In mathematics, a surface is a mathematical model of the common concept of a surface. It is a generalization of a plane, but, unlike a plane, it may be curved; this is analogous to a curve generalizing a straight line.

There are several more precise definitions, depending on the context and the mathematical tools that are used for the study. The simplest mathematical surfaces are planes and spheres in the Euclidean 3-space. The exact definition of a surface may depend on the context. Typically, in algebraic geometry, a surface may cross itself (and may have other singularities), while, in topology and differential geometry, it may not.

A surface is a topological space of dimension two; this means that a moving point on a surface may move in two directions (it has two degrees of freedom). In other words, around almost every point, there is a coordinate patch on which a two-dimensional coordinate system is defined. For example, the surface of the Earth resembles (ideally) a sphere, and latitude and longitude provide two-dimensional coordinates on it (except at the poles and along the 180th meridian).

Definitions

Often, a surface is defined by equations that are satisfied by the coordinates of its points. This is the case of the graph of a continuous function of two variables. The set of the zeros of a function of three variables is a surface, which is called an implicit surface.^[1] If the defining three-variate function is a polynomial, the surface is an algebraic surface.
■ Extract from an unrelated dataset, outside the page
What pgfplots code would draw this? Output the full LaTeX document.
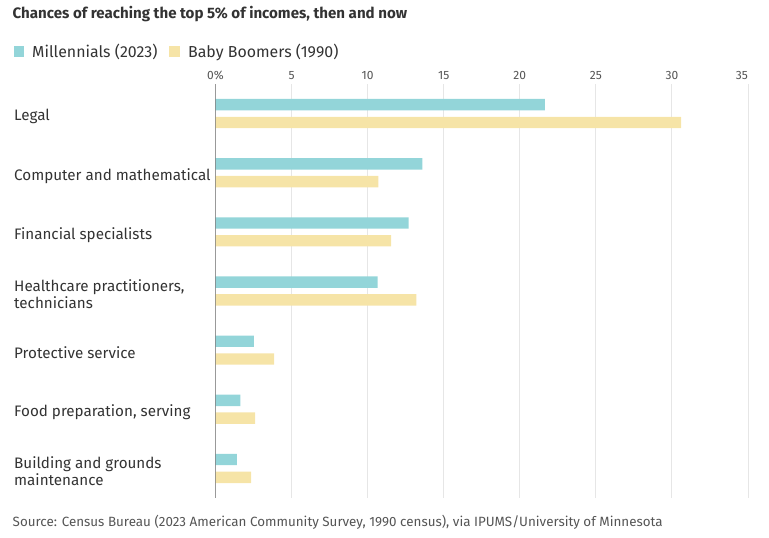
\documentclass[border=0pt]{standalone}
\usepackage{fontspec}
\setmainfont{Fira Sans}
\usepackage{pgfplots}
\pgfplotsset{compat=1.18}
\definecolor{mill}{HTML}{93D5D9}
\definecolor{boom}{HTML}{F6E4A7}
\definecolor{gridc}{HTML}{E6E6E6}
\definecolor{txt}{HTML}{333333}
\definecolor{ticktxt}{HTML}{555555}
\definecolor{axc}{HTML}{707070}
\pgfplotsset{sq/.style={legend image code/.code={\fill[##1] (0pt,-5.3pt) rectangle (10.7pt,5.3pt);}}}
\begin{document}
\begin{tikzpicture}
\useasboundingbox (0pt,0pt) rectangle (769pt,538pt);
\node[anchor=base west, inner sep=0pt, font=\fontsize{15.1}{18}\selectfont\bfseries, text=txt] at (12.5pt,519pt) {Chances of reaching the top 5\% of incomes, then and now};
\node[anchor=base west, inner sep=0pt, font=\fontsize{13.4}{16}\selectfont, text=ticktxt] at (12.5pt,11pt) {Source: Census Bureau (2023 American Community Survey, 1990 census), via IPUMS/University of Minnesota};
\begin{axis}[
  at={(215.5pt,454pt)}, anchor=north west,
  scale only axis, width=532.5pt, height=414pt,
  xbar, bar width=11.4pt,
  xmin=0, xmax=35, ymin=-0.5, ymax=6.5, y dir=reverse,
  ytick={0,...,6},
  yticklabels={Legal, Computer and mathematical, Financial specialists, {Healthcare practitioners,\\technicians}, Protective service, {Food preparation, serving}, {Building and grounds\\maintenance}},
  yticklabel style={anchor=west, align=left, inner sep=0pt, xshift=-201.5pt, yshift=-3pt, font=\fontsize{15.2}{16.8}\selectfont, text=txt},
  xtick={0,5,...,30}, xticklabels={0\%,5,10,15,20,25,30},
  extra x ticks={35}, extra x tick labels={35},
  extra x tick style={grid=major, xticklabel style={anchor=base east}},
  xticklabel pos=upper,
  xticklabel style={anchor=base, inner sep=0pt, yshift=4pt, font=\fontsize{12}{13}\selectfont, text=ticktxt},
  /pgf/number format/assume math mode=true,
  xmajorgrids, grid style={gridc, line width=1pt},
  major tick length=0pt,
  axis line style={draw=none},
  legend columns=2,
  legend style={at={(-0.3797,1.097)}, anchor=north west, draw=none, fill=none, inner sep=0pt,
    nodes={inner sep=0pt, font=\fontsize{15.9}{18}\selectfont, text=txt},
    /tikz/every odd column/.append style={column sep=8pt},
    /tikz/every even column/.append style={column sep=12pt}},
  legend cell align=left,
]
\addplot[fill=mill, draw=none, bar shift=8.9pt, sq] coordinates {(21.65,0) (13.6,1) (12.7,2) (10.65,3) (2.53,4) (1.63,5) (1.41,6)};
\addlegendentry{Millennials (2023)}
\addplot[fill=boom, draw=none, bar shift=-8.9pt, sq] coordinates {(30.6,0) (10.7,1) (11.55,2) (13.2,3) (3.85,4) (2.6,5) (2.34,6)};
\addlegendentry{Baby Boomers (1990)}
\draw[axc, line width=1.5pt] (rel axis cs:0,0) -- (rel axis cs:0,1);
\end{axis}
\end{tikzpicture}
\end{document}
For example, the unit sphere is an algebraic surface, as it may be defined by the implicit equation

x^{2}+y^{2}+z^{2}-1=0.

A surface may also be defined as the image, in some space of dimension at least 3, of a continuous function of two variables (some further conditions are required to insure that the image is not a curve). In this case, one says that one has a parametric surface, which is parametrized by these two variables, called parameters. For example, the unit sphere may be parametrized by the Euler angles, also called longitude $u$ and latitude $v$ by

{\begin{aligned}x&=\cos(u)\cos(v)\\y&=\sin(u)\cos(v)\\z&=\sin(v)\,.\end{aligned}}

Parametric equations of surfaces are often irregular at some points. For example, all but two points of the unit sphere, are the image, by the above parametrization, of exactly one pair of Euler angles (modulo $2 π$ ). For the remaining two points (the north and south poles), one has $cos v = 0$ , and the longitude $u$ may take any values. Also, there are surfaces for which there cannot exist a single parametrization that covers the whole surface. Therefore, one often considers surfaces which are parametrized by several parametric equations, whose images cover the surface. This is formalized by the concept of manifold: in the context of manifolds, typically in topology and differential geometry, a surface is a manifold of dimension two; this means that a surface is a topological space such that every point has a neighborhood which is homeomorphic to an open subset of the Euclidean plane (see Surface (topology) and Surface (differential geometry)). This allows defining surfaces in spaces of dimension higher than three, and even abstract surfaces, which are not contained in any other space. On the other hand, this excludes surfaces that have singularities, such as the vertex of a conical surface or points where a surface crosses itself.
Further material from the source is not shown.